In reality, the workers are deeply concerned that the plant will be permanently shut down, once the three car producers have made alternative component supply arrangements. Production has been guaranteed for just two months, with its future dependent on the receiver finding a buyer to take over the company.

 

Workers spoke with the World Socialist Web Site about their anger, frustration, and fears about the poor chances of finding another manufacturing job.

 

Many bitterly denounced the AMWU. “For the union, we have to pay $10.75 a week, and if we get behind, then we get a letter for payment,” one worker said. “But what has the union done for us? How has the union helped us? For two weeks we were at home with no pay. We got no apology, nothing.”

 

Another said: “They are the number one liars. The union always says that the company has lost money ... Every day we were making 1,200 parts. Where did the money for them go?”

 

Every worker described the effect of the day to day insecurity now confronting those remaining at the plant. “People can’t think about the future,” one explained. “How can you when maybe we have one week’s work, maybe two weeks?
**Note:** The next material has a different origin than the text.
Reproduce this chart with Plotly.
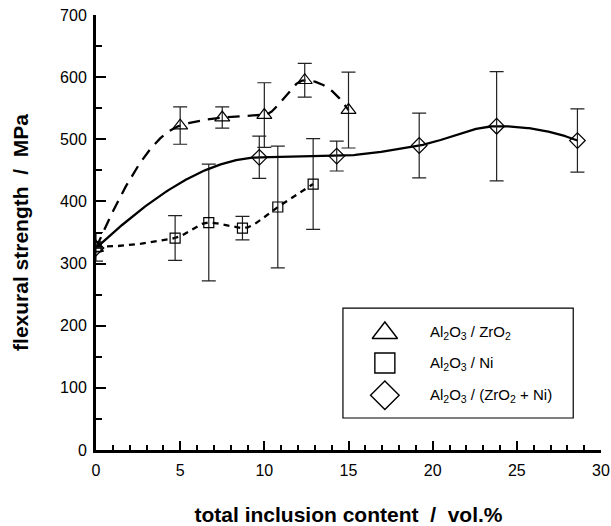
import numpy as np
import plotly.graph_objects as go

# Al2O3 / ZrO2 (triangles)
x_zr = [0, 5.0, 7.5, 10.0, 12.4, 15.0]
y_zr = [325, 522, 535, 539, 595, 547]
e_zr = [0, 30, 17, 52, 27, 61]

# Al2O3 / Ni (squares)
x_ni = [0, 4.7, 6.7, 8.7, 10.8, 12.9]
y_ni = [327, 341, 366, 357, 391, 428]
e_ni = [23, 36, 94, 19, 98, 73]

# Al2O3 / (ZrO2 + Ni) (diamonds)
x_zn = [0, 9.7, 14.3, 19.2, 23.8, 28.6]
y_zn = [325, 471, 473, 490, 521, 498]
e_zn = [0, 34, 24, 52, 88, 51]

legend_labels = [
    "Al<sub>2</sub>O<sub>3</sub> / ZrO<sub>2</sub>",
    "Al<sub>2</sub>O<sub>3</sub> / Ni",
    "Al<sub>2</sub>O<sub>3</sub> / (ZrO<sub>2</sub> + Ni)",
]
legend_symbols = ["triangle-up-open", "square-open", "diamond-open"]


def pchip(xk, yk, n=300):
    """Monotone piecewise cubic Hermite interpolation through the data points."""
    xk = np.asarray(xk, float)
    yk = np.asarray(yk, float)
    h = np.diff(xk)
    d = np.diff(yk) / h
    m = np.zeros_like(xk)
    for i in range(1, len(xk) - 1):
        if d[i - 1] * d[i] > 0:
            w1 = 2 * h[i] + h[i - 1]
            w2 = h[i] + 2 * h[i - 1]
            m[i] = (w1 + w2) / (w1 / d[i - 1] + w2 / d[i])
    def end(h0, h1, d0, d1):
        v = ((2 * h0 + h1) * d0 - h0 * d1) / (h0 + h1)
        if np.sign(v) != np.sign(d0):
            v = 0.0
        elif np.sign(d0) != np.sign(d1) and abs(v) > abs(3 * d0):
            v = 3 * d0
        return v
    m[0] = end(h[0], h[1], d[0], d[1])
    m[-1] = end(h[-1], h[-2], d[-1], d[-2])
    xs = np.linspace(xk[0], xk[-1], n)
    idx = np.clip(np.searchsorted(xk, xs, side="right") - 1, 0, len(xk) - 2)
    t = (xs - xk[idx]) / h[idx]
    h00 = 2 * t**3 - 3 * t**2 + 1
    h10 = t**3 - 2 * t**2 + t
    h01 = -2 * t**3 + 3 * t**2
    h11 = t**3 - t**2
    ys = h00 * yk[idx] + h10 * h[idx] * m[idx] + h01 * yk[idx + 1] + h11 * h[idx] * m[idx + 1]
    return xs, ys


FONT = "Liberation Sans"
fig = go.Figure()

series = [
    (x_zr, y_zr, e_zr, "triangle-up-open", 13, "12px,8px"),
    (x_ni, y_ni, e_ni, "square-open", 10, "6px,5px"),
    (x_zn, y_zn, e_zn, "diamond-open", 12, "solid"),
]
for xs, ys, es, sym, sz, dash in series:
    cx, cy = pchip(xs, ys)
    fig.add_trace(go.Scatter(
        x=cx, y=cy, mode="lines", line=dict(color="black", width=2.3, dash=dash),
        showlegend=False, hoverinfo="skip"))
    fig.add_trace(go.Scatter(
        x=xs, y=ys, mode="markers",
        marker=dict(symbol=sym, size=sz, color="black", line=dict(width=1.2, color="black")),
        error_y=dict(type="data", array=es, visible=True, color="#222", thickness=1.2, width=7),
        showlegend=False))

# manual legend on an overlay axis (0..1 paper-like)
leg_y = [0.269, 0.2, 0.126]
leg_sizes = [22, 20, 22]
for lab, sym, yy, s in zip(legend_labels, legend_symbols, leg_y, leg_sizes):
    fig.add_trace(go.Scatter(x=[0.572], y=[yy], xaxis="x2", yaxis="y2", mode="markers",
                             marker=dict(symbol=sym, size=s, color="black",
                                         line=dict(width=1.4, color="black")),
                             showlegend=False, hoverinfo="skip"))
    fig.add_annotation(x=0.657, y=yy, xref="x2", yref="y2", text=lab, showarrow=False,
                       xanchor="left", yanchor="middle",
                       font=dict(size=15, family=FONT, color="black"))

fig.add_shape(type="rect", xref="x2", yref="y2", x0=0.489, x1=0.945, y0=0.0736, y1=0.326,
              line=dict(color="black", width=1.2))

fig.update_layout(
    width=611, height=526,
    margin=dict(l=96, r=10, t=15, b=76, autoexpand=False),
    paper_bgcolor="white", plot_bgcolor="white",
    font=dict(family=FONT, size=16, color="black"),
    showlegend=False,
    xaxis=dict(range=[0, 30], tickvals=[0, 5, 10, 15, 20, 25, 30], automargin=False,
               ticks="inside", ticklen=9, tickwidth=2, tickcolor="black",
               minor=dict(dtick=1, ticks="inside", ticklen=5, tickwidth=2, tickcolor="black"),
               showline=True, linewidth=3, linecolor="black", showgrid=False, zeroline=False,
               tickfont=dict(size=16, family=FONT, color="black"), ticklabelstandoff=4,
               title=dict(text="<b>total inclusion content\u00a0\u00a0/\u00a0\u00a0vol.%</b>",
                          font=dict(size=21, family=FONT, color="black"), standoff=30)),
    yaxis=dict(range=[0, 700], dtick=100, automargin=False,
               ticks="inside", ticklen=10, tickwidth=2, tickcolor="black",
               minor=dict(dtick=50, ticks="inside", ticklen=6, tickwidth=2, tickcolor="black"),
               showline=True, linewidth=3, linecolor="black", showgrid=False, zeroline=False,
               tickfont=dict(size=16, family=FONT, color="black"), ticklabelstandoff=3,
               title=dict(text="<b>flexural strength\u00a0\u00a0/\u00a0\u00a0MPa</b>",
                          font=dict(size=21, family=FONT, color="black"), standoff=26)),
    xaxis2=dict(range=[0, 1], overlaying="x", visible=False, fixedrange=True),
    yaxis2=dict(range=[0, 1], overlaying="y", visible=False, fixedrange=True),
)
fig.write_html("out.html", config={"displayModeBar": False},
               post_script="document.body.style.margin='0';")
What will happen when I lose my job? It is not easy to find a job.”

 

He added that his wages are less than $20 an hour, and that the rising cost of living is making every day more precarious: “The situation is very bad. Money is a very big problem for me, as my wife cannot work. Yet they want to reduce wages.”

 

After being forced to go without any income for nearly two weeks during the shutdown, workers reported that they are now not being paid their full wages. Workers told the WSWS that sick leave, annual leave and rostered days off have all been frozen. Moreover, they accused the company of not paying the full overtime rate for their work for the April 25 public holiday. One worker added that other overtime hours were only being paid at the normal hourly rate.

 

The receivers are using the threat of a final plant closure to ramp up output. “They told day shift people they had to work hard to help get a buyer [for the plant],” one worker explained. “They told afternoon shift they had to go over production targets. They get the profits—and they take everything from us.”

 

APV workers can only defend their jobs and conditions by mobilising against the AMWU, electing a rank and file committee, and turning out to other layers of workers facing similar attacks on their jobs and conditions. In the first instance this means developing a joint struggle of car and car component workers—uniting APV workers with those at Toyota, where 10 percent of the workforce was ruthlessly slashed last month, Ford, where 1,800 workers were stood down for nearly a week after production was suspended two weeks ago, and numerous car component plants where workers are under enormous pressure to increase production and accept job cuts and lower wages.

 

Above all what is required is a political struggle against the Labor government of Prime Minister Julia Gillard, which is spearheading the restructuring drive in the car industry as well as throughout the economy. A new perspective is required, based on the fight for a workers’ government implementing socialist policies, including placing the major car companies under public ownership and the democratic control of the working class.